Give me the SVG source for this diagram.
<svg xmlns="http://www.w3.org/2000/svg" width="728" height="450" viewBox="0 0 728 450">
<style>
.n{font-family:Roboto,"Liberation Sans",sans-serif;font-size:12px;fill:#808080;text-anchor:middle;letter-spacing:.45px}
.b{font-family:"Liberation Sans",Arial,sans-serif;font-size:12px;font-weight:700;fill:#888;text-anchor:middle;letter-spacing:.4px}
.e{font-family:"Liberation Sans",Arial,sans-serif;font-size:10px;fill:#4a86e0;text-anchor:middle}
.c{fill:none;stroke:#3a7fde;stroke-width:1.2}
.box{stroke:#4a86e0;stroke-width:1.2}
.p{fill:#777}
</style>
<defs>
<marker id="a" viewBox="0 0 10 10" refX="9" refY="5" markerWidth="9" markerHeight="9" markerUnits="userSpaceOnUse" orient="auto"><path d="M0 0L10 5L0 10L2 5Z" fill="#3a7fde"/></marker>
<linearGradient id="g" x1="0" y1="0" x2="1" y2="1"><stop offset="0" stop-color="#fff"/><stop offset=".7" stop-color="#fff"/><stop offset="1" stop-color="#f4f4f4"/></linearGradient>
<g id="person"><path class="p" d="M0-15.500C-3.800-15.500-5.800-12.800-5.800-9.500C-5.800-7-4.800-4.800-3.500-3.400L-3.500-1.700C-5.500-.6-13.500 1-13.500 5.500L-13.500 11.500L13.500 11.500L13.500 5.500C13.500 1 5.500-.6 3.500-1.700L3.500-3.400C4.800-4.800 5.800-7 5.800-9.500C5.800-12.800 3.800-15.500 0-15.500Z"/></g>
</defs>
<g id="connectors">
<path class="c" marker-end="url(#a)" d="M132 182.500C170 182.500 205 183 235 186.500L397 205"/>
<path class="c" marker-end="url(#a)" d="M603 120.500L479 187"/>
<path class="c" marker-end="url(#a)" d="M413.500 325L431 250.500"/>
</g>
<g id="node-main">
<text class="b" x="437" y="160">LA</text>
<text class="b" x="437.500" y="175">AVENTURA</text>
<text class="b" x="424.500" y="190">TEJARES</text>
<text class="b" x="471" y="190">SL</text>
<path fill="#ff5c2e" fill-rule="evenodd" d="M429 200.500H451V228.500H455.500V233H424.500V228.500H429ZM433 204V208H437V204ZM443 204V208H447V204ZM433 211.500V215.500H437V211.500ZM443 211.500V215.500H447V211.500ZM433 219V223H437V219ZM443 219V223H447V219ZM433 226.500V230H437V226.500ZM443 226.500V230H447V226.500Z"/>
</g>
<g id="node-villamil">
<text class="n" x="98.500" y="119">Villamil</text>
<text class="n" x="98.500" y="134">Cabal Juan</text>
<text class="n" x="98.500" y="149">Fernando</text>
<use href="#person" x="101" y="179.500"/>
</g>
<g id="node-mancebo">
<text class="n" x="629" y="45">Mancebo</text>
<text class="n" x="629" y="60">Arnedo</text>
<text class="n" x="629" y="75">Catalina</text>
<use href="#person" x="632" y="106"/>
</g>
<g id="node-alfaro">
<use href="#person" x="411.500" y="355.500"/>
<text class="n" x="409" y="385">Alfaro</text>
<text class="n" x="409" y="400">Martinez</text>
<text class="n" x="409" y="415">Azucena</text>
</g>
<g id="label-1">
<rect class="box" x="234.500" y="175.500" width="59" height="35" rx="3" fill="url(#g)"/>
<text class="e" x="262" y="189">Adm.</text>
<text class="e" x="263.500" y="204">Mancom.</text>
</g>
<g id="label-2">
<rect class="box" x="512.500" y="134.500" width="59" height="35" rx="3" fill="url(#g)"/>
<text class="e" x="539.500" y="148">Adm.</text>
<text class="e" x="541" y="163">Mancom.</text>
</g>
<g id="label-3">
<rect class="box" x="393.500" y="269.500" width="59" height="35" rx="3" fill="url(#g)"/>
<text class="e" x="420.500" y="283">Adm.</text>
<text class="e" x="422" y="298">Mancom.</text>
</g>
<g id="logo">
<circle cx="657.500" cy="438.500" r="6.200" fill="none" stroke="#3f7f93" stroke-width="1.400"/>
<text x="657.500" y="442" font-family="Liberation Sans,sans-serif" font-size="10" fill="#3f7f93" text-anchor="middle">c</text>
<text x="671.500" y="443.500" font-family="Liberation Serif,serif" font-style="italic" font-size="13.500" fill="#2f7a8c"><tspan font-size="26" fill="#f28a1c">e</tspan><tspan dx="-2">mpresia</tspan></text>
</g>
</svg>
◇ ◇ ◇ ◇ ◇
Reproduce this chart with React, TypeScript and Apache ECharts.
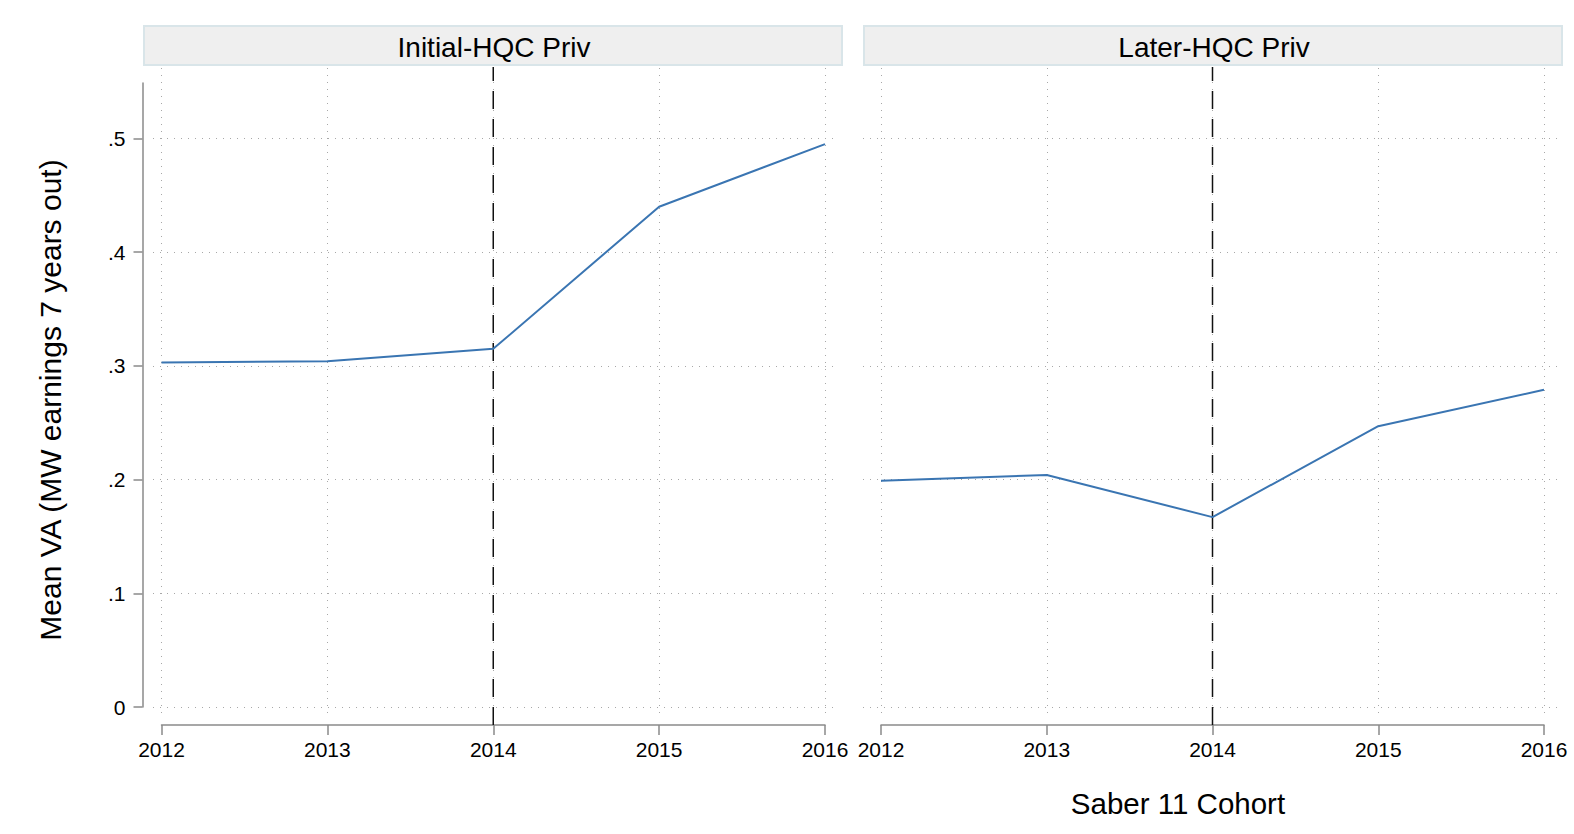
◇ ◇ ◇ ◇ ◇
Identify every line holding the word "this" and copy it out.

Give me the SVG source for this diagram.
Reproduce this chart with React, TypeScript and Apache ECharts.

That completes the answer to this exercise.